O conceito de relação refere-se às conexões entre pessoas, ao modo como nos colocamos face aos outros, e não a uma negociação entre o individual e o mundo. É afastada, portanto, uma concepção da individualidade em isolamento. «Relation», escreve Horsfield, «determines community, and individuality is inextricably bound to relation and not to separation or alienation: relation is being, it is not a network of interconnecting lines». É na relação que convocamos as nossas experiências e nos situamos nas experiências dos outros. Para Horsfield, a arte terá de passar por esta acção, por este entre que acontece colectivamente. Se falha a relação acabamos por nos deparar com o que menos interessa — «information, document or witness, unrealised, inert, sterile matter». Este entre é o nosso presente, «it is being». E é neste presente que nos apercebemos da continuidade entre o individual, o outro e o mundo. Para Horsfield a arte terá de admitir este presente, terá de passar pelo  diálogo, pela comunicação, pelo reconhecimento da individualidade com os outros. A arte terá de ocorrer na relação, isto é, em algo que se pensa, se constrói e se experiencia em conjunto.

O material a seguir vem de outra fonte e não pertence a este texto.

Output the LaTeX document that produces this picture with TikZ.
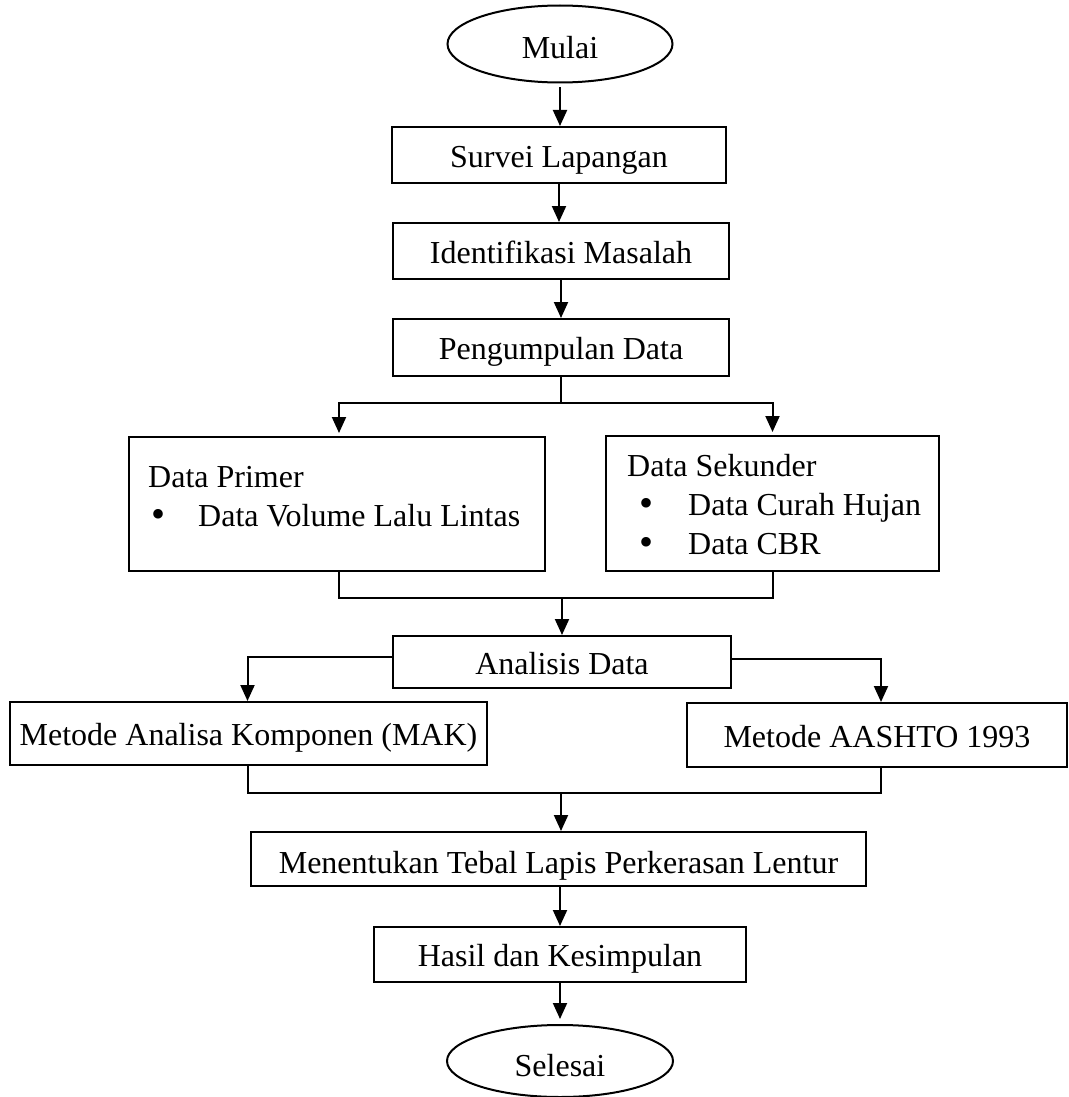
\documentclass[tikz,border=0pt]{standalone}
\usepackage{fontspec}
\setmainfont{Liberation Serif}
\usetikzlibrary{arrows.meta,shapes.geometric}
\tikzset{
  box/.style={draw,line width=2pt,rectangle,inner sep=0pt,align=center,text height=24pt,text depth=0pt},
  oval/.style={draw,line width=2pt,ellipse,inner sep=0pt,text height=30pt,text depth=0pt},
  conn/.style={line width=2pt},
  arr/.style={line width=2pt,-{Triangle[length=16pt,width=14pt]}},
  txt/.style={inner sep=0pt,anchor=base west},
  bul/.style={inner sep=0pt,anchor=base west,font=\fontsize{40}{40}\selectfont}
}
\begin{document}
\begin{tikzpicture}[x=1pt,y=-1pt,font=\fontsize{32}{38}\selectfont]
\useasboundingbox (0,0) rectangle (1068,1097);
\node[oval,minimum width=225pt,minimum height=77pt] (mulai) at (560,44) {Mulai};
\node[box,minimum width=334pt,minimum height=56pt] (survei) at (559,155) {Survei Lapangan};
\node[box,minimum width=336pt,minimum height=56pt] (ident) at (561,251) {Identifikasi Masalah};
\node[box,minimum width=336pt,minimum height=57pt] (peng) at (561,347.5) {Pengumpulan Data};
\node[box,minimum width=416pt,minimum height=134pt] (primer) at (337,504) {};
\node[box,minimum width=333pt,minimum height=135pt] (sekunder) at (772.5,503.5) {};
\node[txt] (tprimer) at (148,487) {Data Primer};
\node[bul] (b1) at (151,527) {\textbullet};
\node[txt] (tvol) at (198,526) {Data Volume Lalu Lintas};
\node[txt] (tsek) at (627,476) {Data Sekunder};
\node[bul] (b2) at (639,516) {\textbullet};
\node[txt] (tcur) at (688,515) {Data Curah Hujan};
\node[bul] (b3) at (639,555) {\textbullet};
\node[txt] (tcbr) at (688,554) {Data CBR};
\node[box,minimum width=338pt,minimum height=52pt] (analisis) at (562,662) {Analisis Data};
\node[box,minimum width=477pt,minimum height=63pt] (mak) at (248.5,733.5) {Metode Analisa Komponen (MAK)};
\node[box,minimum width=380pt,minimum height=64pt] (aashto) at (877,735) {Metode AASHTO 1993};
\node[box,minimum width=615pt,minimum height=54pt] (menentukan) at (558.5,859) {};
\node[txt,anchor=base] (tmen) at (558.5,873) {Menentukan Tebal Lapis Perkerasan Lentur};
\node[box,minimum width=372pt,minimum height=55pt] (hasil) at (560,954.5) {Hasil dan Kesimpulan};
\node[oval,minimum width=226pt,minimum height=72pt] (selesai) at (560,1061) {Selesai};

\draw[conn] (peng.south) -- ++(0,26) coordinate (sp);
\coordinate (j1) at (562,598);
\coordinate (j2) at (561,793);

\draw[arr] ([yshift=-4pt]mulai.south) -- (mulai.south |- survei.north);
\draw[arr] (survei.south) -- (survei.south |- ident.north);
\draw[arr] (ident.south) -- (peng.north);
\draw[arr,shorten >=3pt] (sp) -| ([xshift=2pt]primer.north);
\draw[arr,shorten >=3pt] (sp) -| (sekunder.north);
\draw[conn] ([xshift=2pt]primer.south) |- (j1) -| (sekunder.south);
\draw[arr] (j1) -- (analisis.north);
\draw[arr] ([yshift=5pt]analisis.west) -| ([xshift=-1pt]mak.north);
\draw[arr] ([yshift=3pt]analisis.east) -| ([xshift=4pt]aashto.north);
\draw[conn] ([xshift=-1pt]mak.south) |- (j2) -| ([xshift=4pt]aashto.south);
\draw[arr] (j2) -- (j2 |- menentukan.north);
\draw[arr] (menentukan.south -| hasil.north) -- (hasil.north);
\draw[arr] (hasil.south) -- ([yshift=5pt]selesai.north);
\end{tikzpicture}
\end{document}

Embora Horsfield inclua desenhos, peças fílmicas e instalações sonoras nos seus projectos, é sem dúvida a fotografia que neles se evidencia. Tratam-se de imagens criteriosa e obsessivamente produzidas. Verifica-se, por um lado, um hiato de vários anos entre a captação da imagem e o momento da impressão. Depois há sempre um extremo cuidado no processo de produção, dada a monumentalidade das obras, o apuramento das técnicas de impressão ou a especificidade dos materiais usados. E uma vez impressas tornam-se imagens únicas, irrepetíveis, já que o autor determina essa acção extrema que consiste na destruição do negativo.

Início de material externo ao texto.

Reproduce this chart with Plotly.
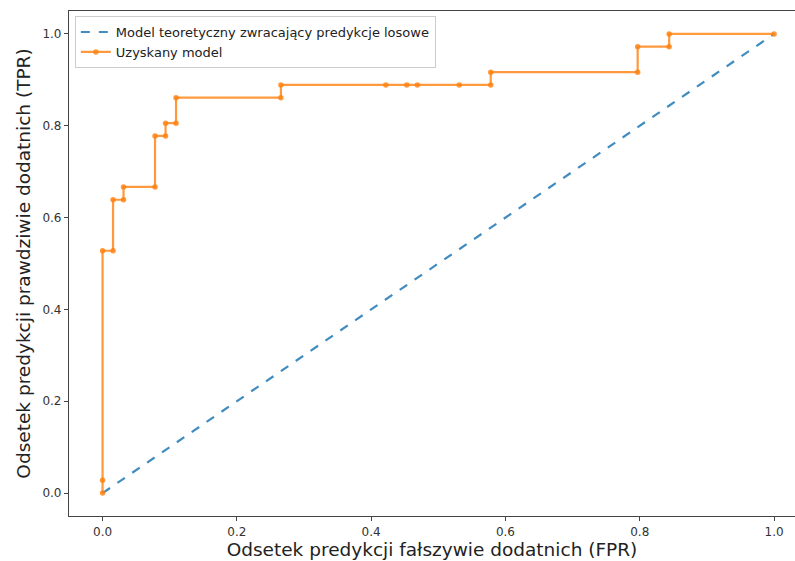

Ora não podemos deixar de nos interrogar acerca da convivência entre a suprema exclusividade das suas obras e o suporte conceptual no qual se baseiam. No caso presente, por exemplo, como se harmoniza a ideia de relação, a importância entre o individual e o colectivo, e a extraordinária beleza desta colossal tapeçaria? Pode referir-se, com efeito, o paralelismo entre a urdidura da tapeçaria e a ideia de relação, tão cara a Horsfield, no facto de ser justamente na relação entre os seus fios, em que cada um é igualmente importante, que se esclarece a unidade e o significado do resultado final. Mas esta parece ser uma associação forçada. Não podemos esquecer o carácter privativo, solene, quase luxuoso de uma tapeçaria. E como não pensar nesta «Baía de Nápoles» sem lembrar as atmosferas românticas de Turner ou as tempestades de Aivazovsky? Não é possível ignorar as conexões entre as obras de Horsfield e a história da pintura. Reconhecemos nelas a Renascença italiana e a escola flamenga. Nas fotografias realizadas em Madrid não podemos esquecer Velázquez ou Goya.

Sabemos que os retratos de Craigie Horsfield surgiram de um exercício colectivo, num «presente relacional», sabemos que se deseja explorar a tensão entre a individualidade do retratado e a sua inescapável relação com os outros, e, no entanto, somos irremediavelmente reconduzidos à pintura, precisamente a tudo aquilo que nela é exclusivo, monumental, conservador, e que dificilmente desligamos da tradição, do génio e da soberania do autor. Haverá uma contradição entre o que está implícito na assombrosa elegância das suas fotografias e os pressupostos conceptuais dos seus projectos? Como conciliar as preocupações sociais de um artista com a natureza quase épica do seu trabalho plástico, com a imensa ambição que nele reside?

E este aspecto aparentemente paradoxal em nada diminui a sua obra. Craigie Horsfield lapida demoradamente as suas pedras preciosas e todas elas não deixam de ser ilusões, disfarces, reflexos, imagens de infindas imagens.